Commissioner George Marlin also wanted the letter to express the county’s enthusiasm that it will work out these details with its partners in due course.

A child care desert

A 2019 survey found that Clear Creek was a veritable “day care desert,” as School District Superintendent Karen Quanbeck said on Feb. 1. Parents are making do with nannies, neighbors, friends and family members, with some watching their children themselves because they can’t afford child care.

Thus, representatives from Clear Creek Metropolitan Recreation District, Clear Creek County and Clear Creek School District have been meeting over the last year to find a way to establish a local care center for infants and toddlers. The group has asked the school board for 4,600 square feet of space plus space for a playground, and it would need parking and drop-off space in Building 103, known as the former middle school.

Developing the early care center will cost an estimated $1.2 million, and the group is applying for a state grant of up to $800,000. Because the three participating employers are government entities, the match is only 25%. If there were any private employers, it’d be 50%, Becky Dancer said at a Feb. 1 commissioners meeting.

Dancer, who is a CCSD representative in the early care group, said the school district sent out a Request for Interest for entities to operate the early care center. CCMRD was the only one that responded.
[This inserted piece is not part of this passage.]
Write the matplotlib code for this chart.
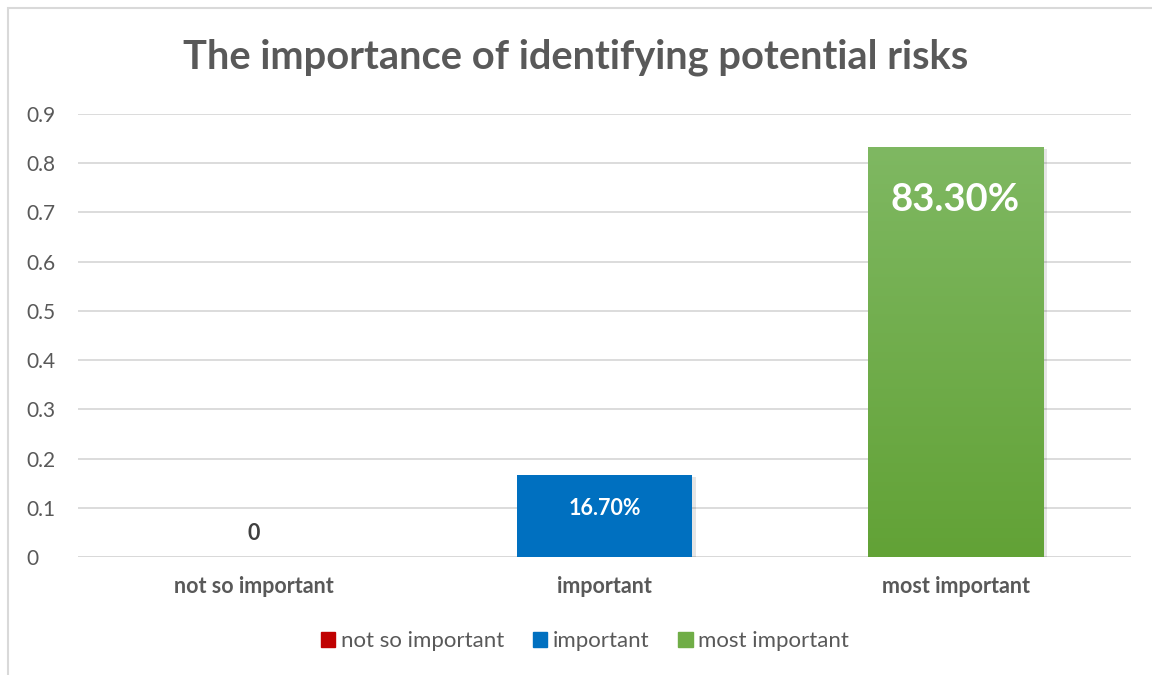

Cameron Marlin, CCMRD’s general manager, said operating an early care center would align with the district’s mission statement and current services. Additionally, it would foster a love of recreation among local children and be a recruiting tool for CCMRD staff.

“We’re happy and proud of what we have going with Kidz Korner, and we don’t want to compete with another provider,” Cameron Marlin said. “It could be a win-win for everybody.”

When asked how the center would balance serving the three employers versus the larger community, Dancer said those details will be worked out. She wasn’t sure whether county, school district and rec district employees would have priority, or whether it’d be open to everyone equally.

“Based on the (current) data … we wouldn’t be at capacity with the three employer groups,” Dancer continued.

County Manager Brian Bosshardt liked the prospect of using the early care center as a recruiting tool, but said, “There have to be guaranteed spots.”